Les menaces de mort contre les députés semblent faire écho aux déclarations incendiaires du président turc, Recep Tayyip Erdogan, qui avait taxé les parlementaires en question de "bras prolongés des terroristes", en allusion aux rebelles kurdes. Avant d’évoquer, le 8 juin, la nécessité de leur donner "la leçon qu'ils méritent".

"Appels au meurtre"

Le coprésident du groupe écologiste au Bundestag, Cem Özdemir, l’un des auteurs du texte, a dénoncé les propos du chef d’État turc, les qualifiant à demi-mot d’"appels au meurtre". "On n'a pas à trouver cette résolution bonne. (…) Mais les organisations turques doivent condamner sans équivoque les appels au meurtre."

Cem Özdemir et Aydan Özouz ont tous deux tenu bon, et placé leur citoyenneté allemande devant leurs origines turques. "Les votes du Parlement allemand ne dépendent pas de ce qui plaît ou ne plaît pas à un dirigeant autoritaire", a martelé le premier en faisant allusion aux dérives de Recep Tayyip Erdogan. "Il ne faut pas faire de confusion, a quant à elle prévenu Aydan Özouz : je suis députée pour les gens d'ici. Je ne fais pas de politique pour la population turque."

Un million et demi de victimes

Outre ces menaces, Cem Özdemir a également subi un rejet symbolique : selon les Nouvelles d’Arménie, il pourrait perdre le titre de citoyen d’honneur de la ville natale de son père, Pazar, dans la province turque du nord de Tokat. "Nous ne reconnaissons pas la décision du Parlement allemand sur la résolution", a déclaré le maire de la ville, Şerafettin Pervanlar, qui compterait offrir à la place le titre honorifique à l’unique députée allemande à s’être opposé au texte, Bettina Kudla.

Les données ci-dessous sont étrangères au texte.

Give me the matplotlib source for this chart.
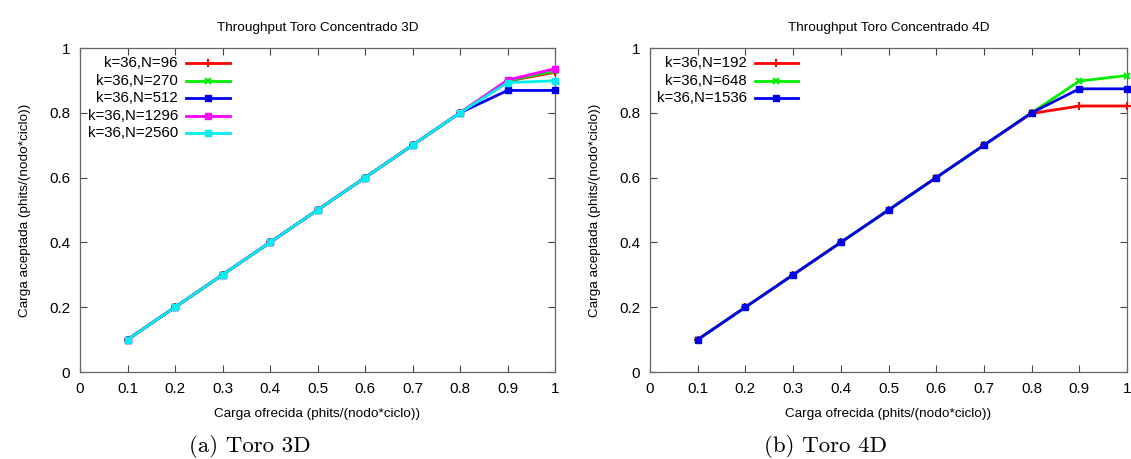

Alors que nombre d'historiens et plus de vingt pays, dont la France, l'Italie et la Russie ont reconnu que près d’un million et demi d’Arméniens ont été victime d’un génocide de la part de l’armée ottomane au début du XXe siècle, la Turquie n'a cessé de rejeter ces accusations. Ankara considère ces événements tragiques comme une guerre civile doublée d'une famine, au cours de laquelle 300 000 à 500 000 Arméniens et autant de Turcs ont trouvé la mort.